Kutter’s focus is on what has been dubbed as an “energy trilemma” comprising energy security, energy equity, and environmental stability. She aims to concentrate on the complex links between public and private actors, governments and regulators, economic and social factors, national resources, environmental concerns, and individual behaviors.
Kutter said she looks forward to gaining insights through industry access opportunities with One Energy and 3Degrees, which are both certified B Corps with goals of connecting people to renewable energy on a large scale.
In the School for the Future of Innovation in Society’s Master of Science and Technology Policy program Kutter learned there is more to fostering change than simply developing new technologies.
“It’s about the people you affect and how change is implemented,” she said. “Policy and understanding social impacts of the technology are equally important to the development of clean energy technologies.” She looks forward to expanding her knowledge on policy development, history of technological development, and social impacts while in the program. With backgrounds in math and physics, Kutter, is also enrolled in the Master of Sustainability Solutions program in the School of Sustainability and noted in her bio for the Energy Scholars program that “sustainability is more about people than anything else.”
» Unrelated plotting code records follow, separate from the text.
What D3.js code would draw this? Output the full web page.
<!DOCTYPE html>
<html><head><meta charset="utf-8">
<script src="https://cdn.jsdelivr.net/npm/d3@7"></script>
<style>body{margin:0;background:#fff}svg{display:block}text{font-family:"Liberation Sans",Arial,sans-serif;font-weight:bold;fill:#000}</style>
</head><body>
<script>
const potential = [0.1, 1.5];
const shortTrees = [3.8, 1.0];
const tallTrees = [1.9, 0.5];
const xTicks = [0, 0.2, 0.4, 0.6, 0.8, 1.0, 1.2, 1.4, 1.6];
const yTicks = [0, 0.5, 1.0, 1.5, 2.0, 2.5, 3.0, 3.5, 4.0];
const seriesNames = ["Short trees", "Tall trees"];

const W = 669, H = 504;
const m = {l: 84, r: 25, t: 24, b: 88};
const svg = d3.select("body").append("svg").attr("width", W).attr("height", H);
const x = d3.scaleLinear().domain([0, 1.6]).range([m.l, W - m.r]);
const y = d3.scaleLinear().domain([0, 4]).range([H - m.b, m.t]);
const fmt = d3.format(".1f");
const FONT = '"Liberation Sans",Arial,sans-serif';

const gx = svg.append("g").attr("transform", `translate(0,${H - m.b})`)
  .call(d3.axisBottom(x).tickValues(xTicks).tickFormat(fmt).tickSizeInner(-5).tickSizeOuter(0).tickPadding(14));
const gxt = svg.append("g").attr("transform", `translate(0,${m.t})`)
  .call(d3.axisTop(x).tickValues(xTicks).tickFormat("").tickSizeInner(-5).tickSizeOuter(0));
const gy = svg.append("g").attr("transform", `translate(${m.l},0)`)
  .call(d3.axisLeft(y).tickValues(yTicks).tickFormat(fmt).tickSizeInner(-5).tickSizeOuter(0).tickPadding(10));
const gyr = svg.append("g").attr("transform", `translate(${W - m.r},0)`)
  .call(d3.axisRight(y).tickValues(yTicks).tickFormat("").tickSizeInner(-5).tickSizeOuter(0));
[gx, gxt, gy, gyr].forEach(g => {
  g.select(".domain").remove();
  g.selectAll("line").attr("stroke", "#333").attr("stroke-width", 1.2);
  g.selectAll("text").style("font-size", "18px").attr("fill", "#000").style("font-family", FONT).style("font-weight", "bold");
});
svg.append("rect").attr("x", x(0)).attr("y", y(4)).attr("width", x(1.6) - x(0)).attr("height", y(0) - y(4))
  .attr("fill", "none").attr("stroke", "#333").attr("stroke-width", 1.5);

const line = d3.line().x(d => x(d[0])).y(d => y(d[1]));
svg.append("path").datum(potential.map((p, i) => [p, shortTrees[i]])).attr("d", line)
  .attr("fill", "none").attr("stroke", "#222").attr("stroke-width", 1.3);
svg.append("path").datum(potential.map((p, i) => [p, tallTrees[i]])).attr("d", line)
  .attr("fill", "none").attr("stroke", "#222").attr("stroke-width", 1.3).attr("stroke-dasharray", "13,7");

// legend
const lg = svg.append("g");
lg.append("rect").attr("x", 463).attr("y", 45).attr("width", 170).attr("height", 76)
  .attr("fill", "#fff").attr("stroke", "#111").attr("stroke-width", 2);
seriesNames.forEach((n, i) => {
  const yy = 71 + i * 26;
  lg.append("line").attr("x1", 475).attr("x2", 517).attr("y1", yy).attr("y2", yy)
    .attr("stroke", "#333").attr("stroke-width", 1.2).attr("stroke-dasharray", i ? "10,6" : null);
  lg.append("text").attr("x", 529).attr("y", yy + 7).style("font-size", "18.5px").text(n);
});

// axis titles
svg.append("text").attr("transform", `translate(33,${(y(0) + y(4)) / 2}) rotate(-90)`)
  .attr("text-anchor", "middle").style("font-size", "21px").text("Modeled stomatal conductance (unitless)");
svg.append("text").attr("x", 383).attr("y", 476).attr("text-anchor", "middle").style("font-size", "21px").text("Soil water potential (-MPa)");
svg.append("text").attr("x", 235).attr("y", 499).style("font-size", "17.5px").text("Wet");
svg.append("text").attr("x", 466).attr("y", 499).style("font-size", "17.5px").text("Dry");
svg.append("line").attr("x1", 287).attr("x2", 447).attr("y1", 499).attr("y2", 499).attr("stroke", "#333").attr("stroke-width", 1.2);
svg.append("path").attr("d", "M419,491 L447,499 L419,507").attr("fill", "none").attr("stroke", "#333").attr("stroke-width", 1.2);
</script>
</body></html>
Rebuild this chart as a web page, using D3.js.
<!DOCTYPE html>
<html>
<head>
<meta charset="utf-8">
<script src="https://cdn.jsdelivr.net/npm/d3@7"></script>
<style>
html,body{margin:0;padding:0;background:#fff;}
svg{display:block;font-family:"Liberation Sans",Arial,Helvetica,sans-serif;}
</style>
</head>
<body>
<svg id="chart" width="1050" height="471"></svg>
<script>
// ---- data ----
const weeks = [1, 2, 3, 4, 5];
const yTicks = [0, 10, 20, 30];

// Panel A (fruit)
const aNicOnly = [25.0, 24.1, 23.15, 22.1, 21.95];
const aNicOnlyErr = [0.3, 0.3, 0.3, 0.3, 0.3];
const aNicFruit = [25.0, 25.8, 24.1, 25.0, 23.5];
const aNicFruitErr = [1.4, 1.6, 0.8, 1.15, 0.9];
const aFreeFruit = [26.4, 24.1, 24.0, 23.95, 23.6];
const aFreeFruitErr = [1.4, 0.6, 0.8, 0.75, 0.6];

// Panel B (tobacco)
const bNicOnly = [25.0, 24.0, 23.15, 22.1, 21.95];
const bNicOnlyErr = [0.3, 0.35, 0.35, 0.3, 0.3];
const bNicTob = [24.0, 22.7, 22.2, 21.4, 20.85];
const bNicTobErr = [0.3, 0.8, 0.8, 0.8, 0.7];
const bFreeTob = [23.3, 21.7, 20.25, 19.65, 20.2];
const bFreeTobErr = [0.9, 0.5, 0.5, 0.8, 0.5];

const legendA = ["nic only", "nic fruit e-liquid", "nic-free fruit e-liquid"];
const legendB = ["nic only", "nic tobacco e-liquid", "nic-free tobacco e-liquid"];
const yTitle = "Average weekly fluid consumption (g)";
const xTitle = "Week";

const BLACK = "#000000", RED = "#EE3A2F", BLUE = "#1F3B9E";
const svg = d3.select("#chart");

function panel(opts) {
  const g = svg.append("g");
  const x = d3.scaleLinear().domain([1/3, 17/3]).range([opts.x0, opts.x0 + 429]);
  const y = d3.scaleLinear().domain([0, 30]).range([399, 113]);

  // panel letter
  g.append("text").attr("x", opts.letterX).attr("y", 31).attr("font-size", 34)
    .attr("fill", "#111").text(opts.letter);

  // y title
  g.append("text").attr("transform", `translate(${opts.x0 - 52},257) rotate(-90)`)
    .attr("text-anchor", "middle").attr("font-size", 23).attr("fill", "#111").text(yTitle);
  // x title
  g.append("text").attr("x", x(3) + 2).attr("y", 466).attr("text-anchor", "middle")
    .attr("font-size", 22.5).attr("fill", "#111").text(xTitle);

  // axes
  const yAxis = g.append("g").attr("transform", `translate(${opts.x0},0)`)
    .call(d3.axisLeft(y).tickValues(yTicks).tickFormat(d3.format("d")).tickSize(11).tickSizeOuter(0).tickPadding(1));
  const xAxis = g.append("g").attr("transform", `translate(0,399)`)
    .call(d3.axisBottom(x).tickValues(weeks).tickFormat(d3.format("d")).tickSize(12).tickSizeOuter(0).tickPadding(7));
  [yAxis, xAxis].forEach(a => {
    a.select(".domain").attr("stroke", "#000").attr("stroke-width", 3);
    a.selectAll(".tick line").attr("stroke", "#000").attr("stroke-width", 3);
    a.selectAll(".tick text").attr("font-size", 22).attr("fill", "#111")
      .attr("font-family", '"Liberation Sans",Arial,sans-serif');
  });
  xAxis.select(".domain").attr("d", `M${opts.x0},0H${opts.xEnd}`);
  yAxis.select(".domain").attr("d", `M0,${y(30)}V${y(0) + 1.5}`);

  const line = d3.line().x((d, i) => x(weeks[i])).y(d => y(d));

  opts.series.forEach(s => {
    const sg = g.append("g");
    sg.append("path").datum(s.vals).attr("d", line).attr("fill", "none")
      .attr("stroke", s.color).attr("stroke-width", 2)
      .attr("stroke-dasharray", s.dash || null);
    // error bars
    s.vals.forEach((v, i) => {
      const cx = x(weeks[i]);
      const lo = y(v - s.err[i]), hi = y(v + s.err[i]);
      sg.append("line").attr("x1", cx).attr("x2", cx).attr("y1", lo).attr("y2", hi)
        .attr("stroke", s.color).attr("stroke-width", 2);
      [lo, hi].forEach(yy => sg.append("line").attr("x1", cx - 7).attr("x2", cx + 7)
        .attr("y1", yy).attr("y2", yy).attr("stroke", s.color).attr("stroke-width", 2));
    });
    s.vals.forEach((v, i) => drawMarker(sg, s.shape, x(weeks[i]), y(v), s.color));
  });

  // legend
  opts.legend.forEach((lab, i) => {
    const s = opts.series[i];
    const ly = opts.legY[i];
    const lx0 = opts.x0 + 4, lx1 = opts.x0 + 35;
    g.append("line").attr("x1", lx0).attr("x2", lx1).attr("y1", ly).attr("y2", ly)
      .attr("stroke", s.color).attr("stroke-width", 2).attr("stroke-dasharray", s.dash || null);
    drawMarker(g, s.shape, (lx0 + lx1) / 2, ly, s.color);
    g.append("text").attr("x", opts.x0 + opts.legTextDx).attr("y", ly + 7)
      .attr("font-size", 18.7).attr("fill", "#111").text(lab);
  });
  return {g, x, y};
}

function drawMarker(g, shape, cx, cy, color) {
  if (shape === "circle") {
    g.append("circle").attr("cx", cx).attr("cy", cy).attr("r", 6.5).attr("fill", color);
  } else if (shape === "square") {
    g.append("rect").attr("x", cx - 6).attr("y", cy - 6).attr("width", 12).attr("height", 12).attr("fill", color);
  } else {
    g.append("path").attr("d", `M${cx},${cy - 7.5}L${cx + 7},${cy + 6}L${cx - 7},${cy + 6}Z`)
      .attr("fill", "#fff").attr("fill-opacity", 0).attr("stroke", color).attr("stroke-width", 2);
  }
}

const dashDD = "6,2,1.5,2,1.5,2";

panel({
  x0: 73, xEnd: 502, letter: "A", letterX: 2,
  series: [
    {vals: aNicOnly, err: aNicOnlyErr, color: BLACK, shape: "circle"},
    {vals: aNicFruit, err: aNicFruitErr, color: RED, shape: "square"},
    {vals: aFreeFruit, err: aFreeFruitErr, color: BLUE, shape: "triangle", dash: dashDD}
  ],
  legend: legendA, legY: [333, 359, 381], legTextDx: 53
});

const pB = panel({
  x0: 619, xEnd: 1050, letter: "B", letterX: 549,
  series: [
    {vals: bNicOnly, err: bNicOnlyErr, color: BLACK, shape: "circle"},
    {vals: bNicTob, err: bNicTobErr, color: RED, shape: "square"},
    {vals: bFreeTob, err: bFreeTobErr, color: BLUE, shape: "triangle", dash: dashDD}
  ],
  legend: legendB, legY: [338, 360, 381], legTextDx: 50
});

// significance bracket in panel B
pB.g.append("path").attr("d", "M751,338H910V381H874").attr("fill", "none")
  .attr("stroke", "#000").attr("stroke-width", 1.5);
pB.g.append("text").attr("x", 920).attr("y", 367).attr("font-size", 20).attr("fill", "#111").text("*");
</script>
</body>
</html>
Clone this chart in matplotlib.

An active member in her sorority, Kappa Kappa Gamma, Kutter was awarded Greek Woman of the Year in 2014 before graduating from the University of New Mexico with her Bachelor’s degree in Applied Mathematics. After graduation, she went on to serve as a secondary education teacher with the Peace Corps in Tanzania. She is currently working as a sustainable solutions campus coordinator on an ASU research project related to eliminating unnecessary hot water use on campus.
Regarding plans for the future, Kutter said, “I want to use my experiences to work on microgrid electrification systems, which rely on renewable energy. I would like to learn all that I can from the Energy Scholar program and hopefully begin my career next year in the field of clean energy production and implementation.”